Sometimes, change begins not with big declarations, but with quiet creativity. In Noida, a new kind of wilderness has emerged — not born from soil and seeds, but from steel and scrap. Jungle Trail, built from 500 tones of industrial waste, is more than a park. It’s a reminder that protecting our Earth sometimes means reimagining what we throw away.

Spread across 8.5 acres, this trail invites visitors to walk among over 700 life-sized animals sculpted entirely from junk — elephants with rusted metal ears, giraffes rising from rods and pipes, tigers paused mid-leap, frozen in welded wonder. Each of the four zones — African Savannah, Asian Jungle, Australian Outback, and the Polar Region — reflects nature’s grandeur, recreated from what the world once discarded.

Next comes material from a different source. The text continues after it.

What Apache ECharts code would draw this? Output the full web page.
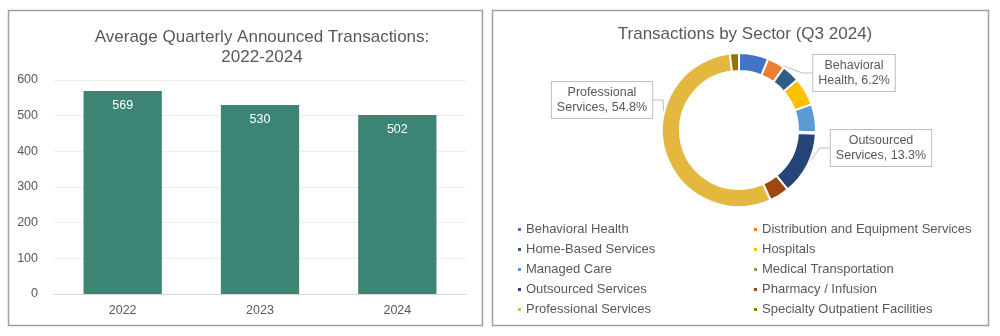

In a time when climate change headlines blur into daily routine and landfills continue to rise, Jungle Trail asks us to pause. To look closer. To think: What if the solution to our waste problem isn’t just better disposal — but deeper imagination?

This isn’t just a display of art. It’s a quiet rebellion against throwaway culture. Even the benches, gazebos, and lighting fixtures have been built from recycled materials. When evening falls, soft LED lights breathe life into the sculptures, casting long, glowing shadows. There’s no loud music, no concrete jungle — just space to think, reflect, and hope.

PC – Times of India

Projects like these make it clear: if we wish to protect our planet, we must think beyond the usual. We must dare to see beauty where others see waste. Jungle Trail shows how discarded metal can become a message, a movement — a living classroom for children, families, and communities.

India has seen similar visions before — Chandigarh’s Rock Garden, Delhi’s Waste to Wonder — but Jungle Trail weaves together ecology, emotion, and education like never before. It asks not just what we can build, but why we must build differently.

Mother Earth doesn’t need grand gestures. She needs care, creativity, and courage. And sometimes, all it takes is an idea — forged in metal — to make us believe that change is still possible.